Set Up Reporting for SaaS Metrics
Your CRM reporting should answer these questions:
- What is our trial-to-paid conversion rate this month versus last month?
- What is our net new MRR (new + expansion - contraction - churn)?
- Which customer segments have the highest churn risk?
- What is our average time from trial start to paid conversion?
- What percentage of revenue comes from expansion versus new business?
- Which lead sources produce the highest lifetime value customers?
Evaluating CRMs for SaaS
When shopping for a CRM, test each option against SaaS-specific requirements:
| Requirement | Questions to Ask |
|---|---|
| Custom pipelines | Can I create 3+ pipelines with unique stages? |
| Custom fields | Can I add MRR, plan type, renewal date, health score fields? |
| Automation | Can I trigger actions based on time, stage changes, and field values? |
| Email sequences | Can I build onboarding drips and renewal sequences? |
| Reporting | Can I build custom reports on conversion rates and MRR? |
| API access | Can I push product usage data into the CRM? |
| AI assistance | Does it help identify churn risk or suggest actions? |
How Laureo Handles SaaS Workflows
Laureo covers the SaaS requirements outlined above:
Multiple custom pipelines: Create dedicated pipelines for new business, trials, onboarding, customer lifecycle, and expansion, each with their own stages and automation rules.
Custom fields for SaaS metrics: Add MRR, plan type, renewal date, seat count, and health score fields to company and contact records. Use these fields in filters, reports, and automation triggers.
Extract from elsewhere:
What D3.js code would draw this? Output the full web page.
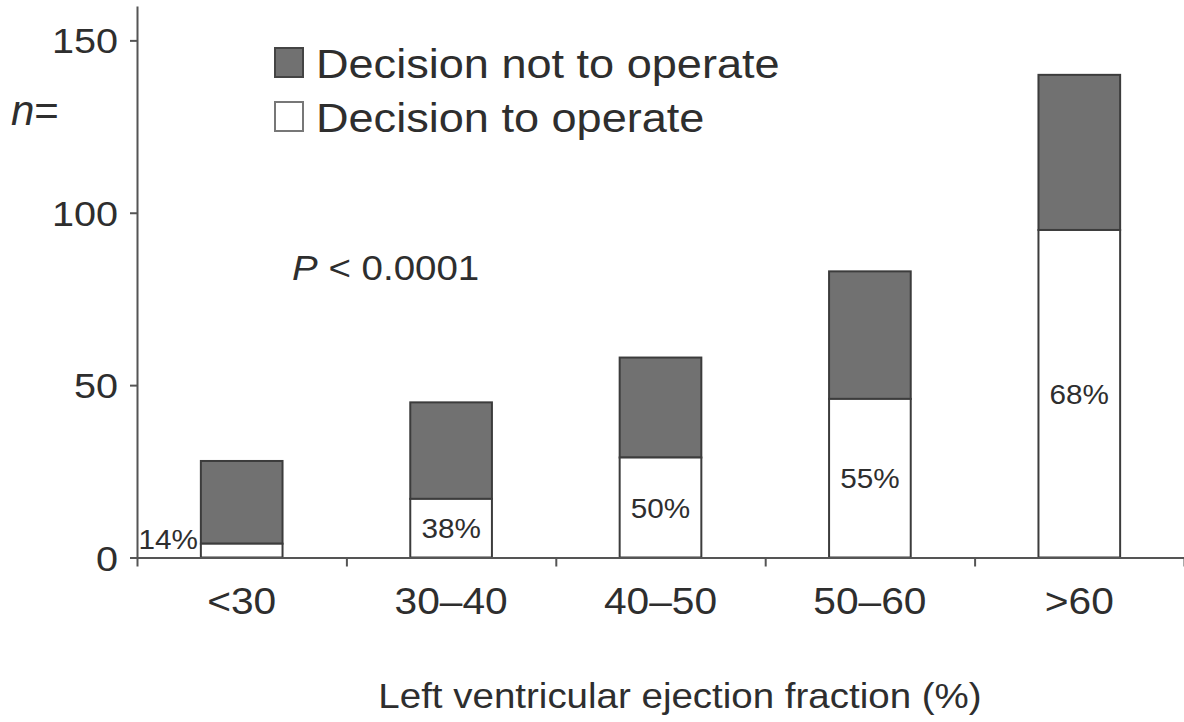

Built-in email campaigns: Create onboarding drip sequences, trial conversion emails, renewal reminders, and re-engagement campaigns without an add-on.
AI Customer Success Agent: Monitors engagement patterns across your customer base and flags accounts showing declining activity. This is the automated churn detection that SaaS businesses need but rarely get from a general-purpose CRM. The agent works on a schedule, analyzing data and surfacing risks before they become cancellations.
AI Sales Agent: Scores leads and surfaces insights about your pipeline, including trial conversion likelihood and deal stage risk factors.
Automation workflows: Trigger tasks, emails, and stage changes based on dates (renewal approaching), field values (health score below threshold), and activity patterns (no interaction in 14 days).
Reporting dashboards: Build custom reports on pipeline conversion rates, deal velocity, and activity metrics. Filter by pipeline, stage, date range, team member, and custom field values.
The Bottom Line
A SaaS startup's CRM needs are different from a traditional B2B sales organization's needs. Trial conversion, churn monitoring, MRR tracking, and expansion revenue are not optional extras. They are core metrics that your CRM should make easy to track, report on, and act on.
The best CRM for your SaaS startup is the one that models your actual customer journey (not just your sales funnel), supports the metrics that drive your business, and automates the repetitive work that prevents your team from focusing on high-value activities.
If you are evaluating CRMs, configure a trial with your actual SaaS pipeline stages, your actual customer data fields, and your actual automation requirements. The right tool is the one where this setup takes hours, not weeks.